From Andrew Friedman to Silverman to Erik Neander to Bendix, the Rays have always had the philosophy that the 162-game regular season is the greater challenge and the postseason is more of a crapshoot. In an analytical sense, that’s true. The best team will almost always prevail over six months, but aberrations are possible in a seven- or five- or three-game playoff series.
Now, you can lessen the chances of a postseason anomaly by building an overwhelming roster, but the Rays do not have that luxury. They’re trying to get to October every season — because you can’t win it if you’re not in it — but if they overspend in any single season they will pay the price in future seasons.

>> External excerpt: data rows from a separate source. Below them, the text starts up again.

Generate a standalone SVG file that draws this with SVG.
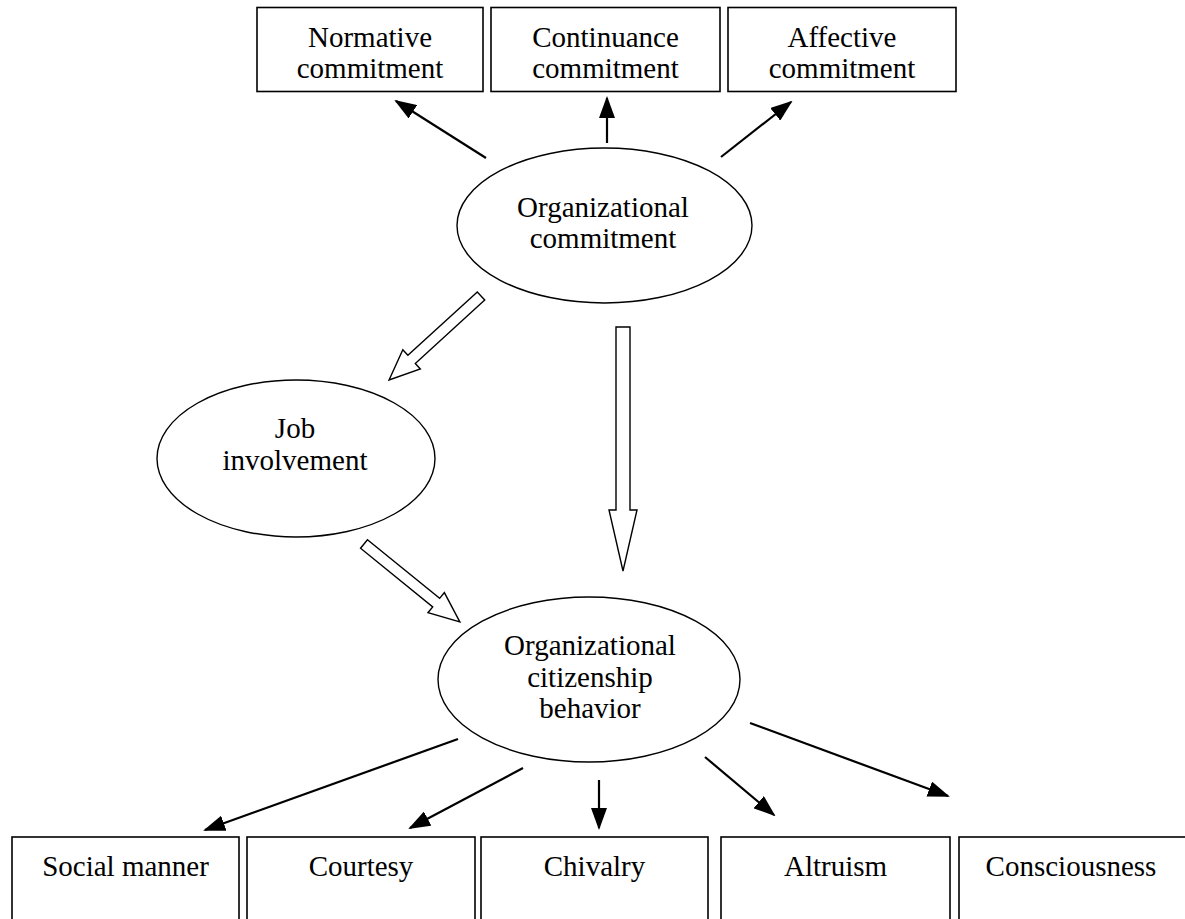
<svg xmlns="http://www.w3.org/2000/svg" width="1185" height="919" viewBox="0 0 1185 919">
<style>
.box{fill:#fff;stroke:#000;stroke-width:1.6}
.ell{fill:#fff;stroke:#000;stroke-width:1.4}
.t{font-family:"Liberation Serif","Times New Roman",serif;font-size:29px;fill:#000;text-anchor:middle}
.ln{stroke:#000;stroke-width:2.2;fill:none;marker-end:url(#ah)}
.hol{fill:#fff;stroke:#000;stroke-width:1.4;stroke-linejoin:miter}
</style>
<defs>
<marker id="ah" markerUnits="userSpaceOnUse" viewBox="0 0 22 16" refX="20" refY="8" markerWidth="22" markerHeight="16" orient="auto">
<path d="M0,0 L22,8 L0,16 z" fill="#000"/>
</marker>
</defs>
<rect width="1185" height="919" fill="#fff"/>
<g id="connectors">
<line class="ln" x1="486" y1="158" x2="396" y2="101"/>
<line class="ln" x1="607" y1="143" x2="607" y2="98"/>
<line class="ln" x1="721" y1="157" x2="791" y2="102"/>
<line class="ln" x1="458" y1="739" x2="205" y2="830"/>
<line class="ln" x1="523" y1="768" x2="410" y2="828"/>
<line class="ln" x1="599" y1="780" x2="599" y2="828"/>
<line class="ln" x1="705" y1="757" x2="774" y2="815"/>
<line class="ln" x1="750" y1="723" x2="948" y2="796"/>
<polygon class="hol" transform="translate(481,296) rotate(137.6)" points="0,-5.5 94,-5.5 94,-13 124.5,0 94,13 94,5.5 0,5.5"/>
<polygon class="hol" transform="translate(364,544) rotate(39.1)" points="0,-5.5 93,-5.5 93,-13 123.5,0 93,13 93,5.5 0,5.5"/>
<polygon class="hol" points="616,327 630,327 630,510 637,510 623,571 609,510 616,510"/>
</g>
<g id="normative">
<rect class="box" x="257" y="7.5" width="226" height="84"/>
<text class="t" x="370" y="47">Normative</text>
<text class="t" x="370" y="78">commitment</text>
</g>
<g id="continuance">
<rect class="box" x="491" y="7.5" width="229" height="84"/>
<text class="t" x="605.5" y="47">Continuance</text>
<text class="t" x="605.5" y="78">commitment</text>
</g>
<g id="affective">
<rect class="box" x="728" y="7.5" width="228" height="84"/>
<text class="t" x="842" y="47">Affective</text>
<text class="t" x="842" y="78">commitment</text>
</g>
<g id="org-commitment">
<ellipse class="ell" cx="604.5" cy="225.5" rx="147.5" ry="77.5"/>
<text class="t" x="603" y="217">Organizational</text>
<text class="t" x="603" y="248">commitment</text>
</g>
<g id="job-involvement">
<ellipse class="ell" cx="296" cy="458.5" rx="139" ry="78.5"/>
<text class="t" x="295" y="438">Job</text>
<text class="t" x="295" y="470">involvement</text>
</g>
<g id="ocb">
<ellipse class="ell" cx="589" cy="679.5" rx="151" ry="82.5"/>
<text class="t" x="590" y="655">Organizational</text>
<text class="t" x="590" y="687">citizenship</text>
<text class="t" x="590" y="718">behavior</text>
</g>
<g id="social-manner">
<rect class="box" x="12" y="837" width="227" height="100"/>
<text class="t" x="125.5" y="876">Social manner</text>
</g>
<g id="courtesy">
<rect class="box" x="247" y="837" width="228" height="100"/>
<text class="t" x="361" y="876">Courtesy</text>
</g>
<g id="chivalry">
<rect class="box" x="481" y="837" width="227" height="100"/>
<text class="t" x="594.5" y="876">Chivalry</text>
</g>
<g id="altruism">
<rect class="box" x="721" y="837" width="229" height="100"/>
<text class="t" x="835.5" y="876">Altruism</text>
</g>
<g id="consciousness">
<rect class="box" x="959" y="837" width="240" height="100"/>
<text class="t" x="1071" y="876">Consciousness</text>
</g>
</svg>
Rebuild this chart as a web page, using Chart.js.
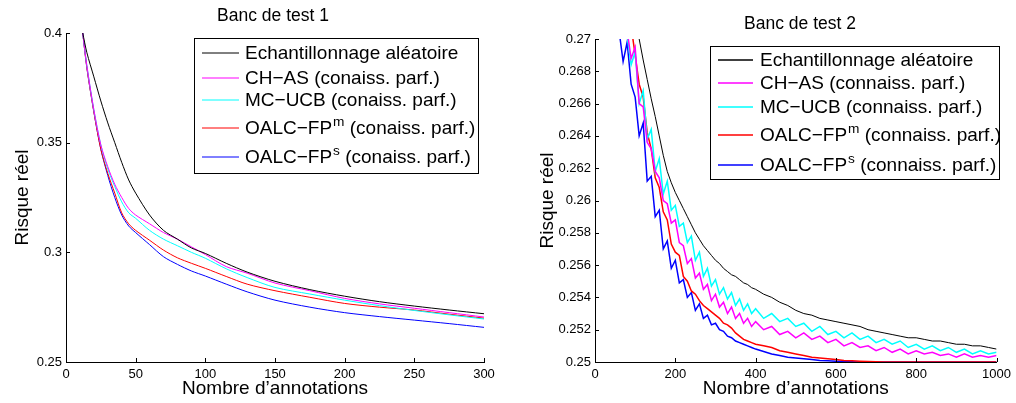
<!DOCTYPE html>
<html>
<head>
<meta charset="utf-8">
<script src="https://cdn.jsdelivr.net/npm/chart.js@4.4.0/dist/chart.umd.min.js"></script>
<style>
  html, body { margin: 0; padding: 0; background: #fff; }
  #wrap { position: relative; width: 1016px; height: 403px; overflow: hidden; }
  .box { position: absolute; top: 0; height: 403px; }
</style>
</head>
<body>
<div id="wrap">
  <div class="box" style="left:0;width:500px"><canvas id="c1"></canvas></div>
  <div class="box" style="left:510px;width:506px"><canvas id="c2"></canvas></div>
</div>
<script>
// ---- Banc de test 1 ----
const xs1 = [12, 15, 20, 25, 30, 35, 40, 45, 50, 60, 70, 80, 90, 100, 115, 130, 150, 175, 200, 225, 250, 275, 300];
const random1 = [0.400, 0.391, 0.380, 0.369, 0.359, 0.350, 0.341, 0.333, 0.327, 0.317, 0.310, 0.306, 0.302, 0.2995, 0.295, 0.291, 0.2868, 0.283, 0.2800, 0.2775, 0.2755, 0.2737, 0.2720];
const chas1 = [0.400, 0.385, 0.365, 0.349, 0.339, 0.331, 0.325, 0.320, 0.317, 0.313, 0.309, 0.306, 0.3025, 0.299, 0.2935, 0.2905, 0.286, 0.2825, 0.279, 0.2765, 0.2745, 0.2725, 0.2705];
const mcucb1 = [0.400, 0.385, 0.365, 0.349, 0.338, 0.330, 0.323, 0.318, 0.3155, 0.310, 0.306, 0.303, 0.300, 0.2973, 0.2925, 0.2885, 0.284, 0.281, 0.2782, 0.2757, 0.2735, 0.2715, 0.2696];
const oalcM1 = [0.400, 0.384, 0.364, 0.347, 0.336, 0.327, 0.318, 0.313, 0.310, 0.3055, 0.301, 0.2975, 0.295, 0.2927, 0.289, 0.2855, 0.2825, 0.2795, 0.2767, 0.275, 0.2737, 0.2718, 0.2700];
const oalcS1 = [0.400, 0.384, 0.364, 0.347, 0.335, 0.325, 0.317, 0.312, 0.309, 0.3035, 0.298, 0.2945, 0.2915, 0.2892, 0.2855, 0.282, 0.2782, 0.275, 0.2725, 0.2707, 0.2691, 0.2675, 0.2658];
const labels1 = ['Echantillonnage aléatoire', 'CH\u2212AS (conaiss. parf.)', 'MC\u2212UCB (conaiss. parf.)', 'OALC\u2212FP^m (conaiss. parf.)', 'OALC\u2212FP^s (conaiss. parf.)'];

// ---- Banc de test 2 ----
const xs2 = [60, 70, 80, 90, 100, 110, 120, 130, 140, 150, 160, 170, 180, 190, 200, 210, 220, 230, 240, 250, 260, 270, 280, 290, 300, 310, 320, 330, 340, 350, 360, 370, 380, 390, 400,
  420, 440, 460, 480, 500, 520, 540, 560, 580, 600, 620, 640, 660, 680, 700, 720, 740, 760, 780, 800, 820, 840, 860, 880, 900, 920, 940, 960, 980, 1000];
const random2 = [null, null, null, null, 0.2713, 0.2700, 0.2687, 0.2675, 0.2663, 0.2652, 0.2640, 0.2628, 0.2618, 0.2611, 0.2605, 0.2600, 0.2595, 0.2590, 0.2585, 0.2580, 0.2576, 0.2572, 0.2569, 0.2566, 0.2563, 0.2561, 0.2558, 0.2556, 0.2554, 0.2553, 0.2551, 0.2549, 0.2548, 0.2546, 0.2545,
  0.2542, 0.2540, 0.2537, 0.2535, 0.2532, 0.2530, 0.2529, 0.2527, 0.2526, 0.2525, 0.2524, 0.2523, 0.2522, 0.2520, 0.2519, 0.2518, 0.2517, 0.2516, 0.2515, 0.2515, 0.2514, 0.2513, 0.2513, 0.2512, 0.2511, 0.2511, 0.2510, 0.2510, 0.2509, 0.2508];
const chas2 = [null, null, 0.2705, 0.2688, 0.2695, 0.2660, 0.2658, 0.2636, 0.2632, 0.2618, 0.2614, 0.2600, 0.2598, 0.2586, 0.2588, 0.2574, 0.2572, 0.2561, 0.2564, 0.2552, 0.2555, 0.2545, 0.2548, 0.2538, 0.2542, 0.2534, 0.2537, 0.2530, 0.2534, 0.2527, 0.2530, 0.2524, 0.2527, 0.2522, 0.2525,
  0.2520, 0.2522, 0.2517, 0.2519, 0.2515, 0.2518, 0.2514, 0.2516, 0.2512, 0.2514, 0.2510, 0.2512, 0.2509, 0.2510, 0.2507, 0.2509, 0.2506, 0.2508, 0.2505, 0.2507, 0.2505, 0.2506, 0.2504, 0.2505, 0.2503, 0.2505, 0.2503, 0.2504, 0.2503, 0.2504];
const mcucb2 = [null, null, 0.2702, 0.2684, 0.2692, 0.2660, 0.2668, 0.2638, 0.2644, 0.2618, 0.2626, 0.2604, 0.2612, 0.2594, 0.2597, 0.2584, 0.2586, 0.2574, 0.2578, 0.2563, 0.2568, 0.2553, 0.2558, 0.2547, 0.2551, 0.2542, 0.2546, 0.2539, 0.2543, 0.2535, 0.2539, 0.2532, 0.2536, 0.2530, 0.2533,
  0.2527, 0.2530, 0.2525, 0.2527, 0.2522, 0.2524, 0.2519, 0.2522, 0.2517, 0.2519, 0.2515, 0.2518, 0.2514, 0.2516, 0.2512, 0.2514, 0.2511, 0.2513, 0.2509, 0.2511, 0.2508, 0.2510, 0.2507, 0.2509, 0.2506, 0.2508, 0.2505, 0.2507, 0.2505, 0.2506];
const oalcM2 = [null, null, null, 0.2708, 0.2690, 0.2672, 0.2664, 0.2642, 0.2632, 0.2614, 0.2608, 0.2593, 0.2588, 0.2573, 0.2568, 0.2566, 0.2553, 0.2550, 0.2544, 0.2542, 0.2538, 0.2535, 0.2533, 0.2531, 0.2529, 0.2527, 0.2524, 0.2523, 0.2521, 0.2518, 0.2516, 0.2514, 0.2513, 0.2512, 0.2511,
  0.2510, 0.2509, 0.2507, 0.2506, 0.2505, 0.2504, 0.2503, 0.25025, 0.2502, 0.25015, 0.2501, 0.25008, 0.25005, 0.25003, 0.25002, 0.2500, 0.2500, 0.2500, 0.2500, 0.2500, 0.2500, 0.2500, 0.2500, 0.2500, 0.2500, 0.2500, 0.2500, 0.2500, 0.2500, 0.2500];
const oalcS2 = [0.2705, 0.2686, 0.2698, 0.2672, 0.2664, 0.2640, 0.2648, 0.2612, 0.2615, 0.2590, 0.2594, 0.2570, 0.2575, 0.2558, 0.2563, 0.2549, 0.2551, 0.2540, 0.2543, 0.2532, 0.2536, 0.2527, 0.2529, 0.2523, 0.2524, 0.2520, 0.2519, 0.2516, 0.2515, 0.2513, 0.2512, 0.2511, 0.2510, 0.2509, 0.2508,
  0.25065, 0.2505, 0.2504, 0.2503, 0.25025, 0.2502, 0.25015, 0.2501, 0.25008, 0.25005, 0.25003, 0.25002, 0.2500, 0.2500, 0.2500, 0.2500, 0.2500, 0.2500, 0.2500, 0.2500, 0.2500, 0.2500, 0.2500, 0.2500, 0.2500, 0.2500, 0.2500, 0.2500, 0.2500, 0.2500];
const labels2 = ['Echantillonnage aléatoire', 'CH\u2212AS (connaiss. parf.)', 'MC\u2212UCB (connaiss. parf.)', 'OALC\u2212FP^m (connaiss. parf.)', 'OALC\u2212FP^s (connaiss. parf.)'];

const colors = ['#000000', '#ff00ff', '#00ffff', '#ff0000', '#0000ff'];
const FONT = '"Liberation Sans", Arial, sans-serif';

function pts(xs, ys) {
    return xs.map((x, i) => ({ x: x, y: ys[i] }));
}

// inward tick marks, titles and the boxed legend (MATLAB look)
const matlabPlugin = {
    id: 'matlab',
    afterDraw(chart, args, opts) {
        const ctx = chart.ctx;
        const area = chart.chartArea;
        const xs = chart.scales.x, ys = chart.scales.y;
        ctx.save();
        ctx.strokeStyle = '#000';
        ctx.lineWidth = 1;
        ctx.beginPath();
        xs.ticks.forEach(t => {
            const p = Math.round(xs.getPixelForValue(t.value)) + 0.5;
            ctx.moveTo(p, area.bottom);
            ctx.lineTo(p, area.bottom - 4);
        });
        ys.ticks.forEach(t => {
            const p = Math.round(ys.getPixelForValue(t.value)) + 0.5;
            ctx.moveTo(area.left, p);
            ctx.lineTo(area.left + 4, p);
        });
        ctx.stroke();

        // title
        ctx.fillStyle = '#000';
        ctx.font = '17.5px ' + FONT;
        ctx.textAlign = 'center';
        ctx.textBaseline = 'middle';
        ctx.fillText(opts.title, opts.titleX, opts.titleY);

        // legend
        const lg = opts.legend;
        ctx.fillStyle = '#fff';
        ctx.fillRect(lg.x, lg.y, lg.w, lg.h);
        ctx.strokeStyle = '#000';
        ctx.lineWidth = 1;
        ctx.strokeRect(lg.x + 0.5, lg.y + 0.5, lg.w, lg.h);
        chart.data.datasets.forEach((ds, i) => {
            const y = lg.rows[i];
            ctx.beginPath();
            ctx.strokeStyle = colors[i];
            ctx.lineWidth = lg.lw;
            ctx.moveTo(lg.x1, y);
            ctx.lineTo(lg.x2, y);
            ctx.stroke();
            ctx.fillStyle = '#000';
            ctx.textAlign = 'left';
            ctx.textBaseline = 'middle';
            const parts = ds.label.split('^');
            ctx.font = lg.size + 'px ' + FONT;
            let tx = lg.tx;
            ctx.fillText(parts[0], tx, y + 1);
            tx += ctx.measureText(parts[0]).width;
            if (parts.length > 1) {
                const sup = parts[1].charAt(0);
                const rest = parts[1].slice(1);
                ctx.font = (lg.size * 0.72) + 'px ' + FONT;
                ctx.fillText(sup, tx + 1, y - 6);
                tx += ctx.measureText(sup).width + 1;
                ctx.font = lg.size + 'px ' + FONT;
                ctx.fillText(rest, tx, y + 1);
            }
        });
        ctx.restore();
    }
};

function makeChart(id, xs, series, labels, cfg) {
    const datasets = series.map((s, i) => ({
        label: labels[i],
        data: pts(xs, s),
        borderColor: colors[i],
        borderWidth: i === 0 ? 1 : cfg.lineWidth,
        pointRadius: 0,
        tension: cfg.tension,
        spanGaps: false
    }));
    return new Chart(document.getElementById(id), {
        type: 'line',
        data: { datasets: datasets },
        options: {
            responsive: true,
            maintainAspectRatio: false,
            animation: false,
            layout: { padding: { top: cfg.top, right: cfg.right, bottom: 0, left: 0 } },
            plugins: {
                legend: { display: false },
                tooltip: { enabled: false },
                matlab: cfg.matlab
            },
            scales: {
                x: {
                    type: 'linear',
                    min: cfg.xMin, max: cfg.xMax,
                    grid: { display: false, drawTicks: false },
                    border: { display: true, color: '#000', width: 1 },
                    ticks: { stepSize: cfg.xStep, color: '#000', font: { family: FONT, size: 13 }, padding: 5, maxRotation: 0, callback: v => String(v) },
                    title: { display: true, text: 'Nombre d\u2019annotations', color: '#000', font: { family: FONT, size: 19 }, padding: { top: 0, bottom: 3 } },
                    afterFit: s => { s.height = 403 - cfg.bottom; }
                },
                y: {
                    min: cfg.yMin, max: cfg.yMax,
                    grid: { display: false, drawTicks: false },
                    border: { display: true, color: '#000', width: 1 },
                    ticks: {
                        stepSize: cfg.yStep, color: '#000', font: { family: FONT, size: 13 }, padding: 4,
                        callback: v => String(parseFloat(v.toFixed(4)))
                    },
                    title: { display: true, text: 'Risque réel', color: '#000', font: { family: FONT, size: 19 }, padding: { top: cfg.yTitlePad, bottom: 0 } },
                    afterFit: s => { s.width = cfg.left; }
                }
            }
        },
        plugins: [matlabPlugin]
    });
}

makeChart('c1', xs1, [random1, chas1, mcucb1, oalcM1, oalcS1], labels1, {
    lineWidth: 1, tension: 0.3, yTitlePad: 11,
    top: 33, right: 16, bottom: 362, left: 66,
    xMin: 0, xMax: 300, xStep: 50, yMin: 0.25, yMax: 0.4, yStep: 0.05,
    matlab: {
        title: 'Banc de test 1', titleX: 273, titleY: 16,
        legend: { x: 194, y: 38, w: 284, h: 135, x1: 202, x2: 239, tx: 245, size: 19, lw: 1, rows: [53, 78, 100, 128, 157] }
    }
});

makeChart('c2', xs2, [random2, chas2, mcucb2, oalcM2, oalcS2], labels2, {
    lineWidth: 1.5, tension: 0, yTitlePad: 26,
    top: 39, right: 12, bottom: 362, left: 85,
    xMin: 0, xMax: 1000, xStep: 200, yMin: 0.25, yMax: 0.27, yStep: 0.002,
    matlab: {
        title: 'Banc de test 2', titleX: 290, titleY: 24,
        legend: { x: 200, y: 46, w: 289, h: 133, x1: 208, x2: 243, tx: 250, size: 19, lw: 1.5, rows: [60, 83, 107, 135, 165] }
    }
});
</script>
</body>
</html>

They made that gamble in 2021 by trading for Nelson Cruz in July, and his postseason performance did not match expectations. That cost the Rays a pitching prospect — Joe Ryan — who would have come in handy last season and in the years to come.
“I think the misconception is that all we’re trying to do is make the playoffs, that if we make the playoffs it’s a successful season,” Bendix said. “We’re trying to win the World Series, and we think the best way to do that is make the playoffs as often as we can. But we’re still trying to win the World Series.
“If you told me we could trade 10 prospects and that would guarantee us the World Series this year? Sign me up. We’re doing that 100 percent. But it doesn’t work that way, right?”
So the Rays will keep challenging conventions. They will keep evolving. They will keep pushing the envelope.
And, if all goes well, the next 25 years will deliver that final answer.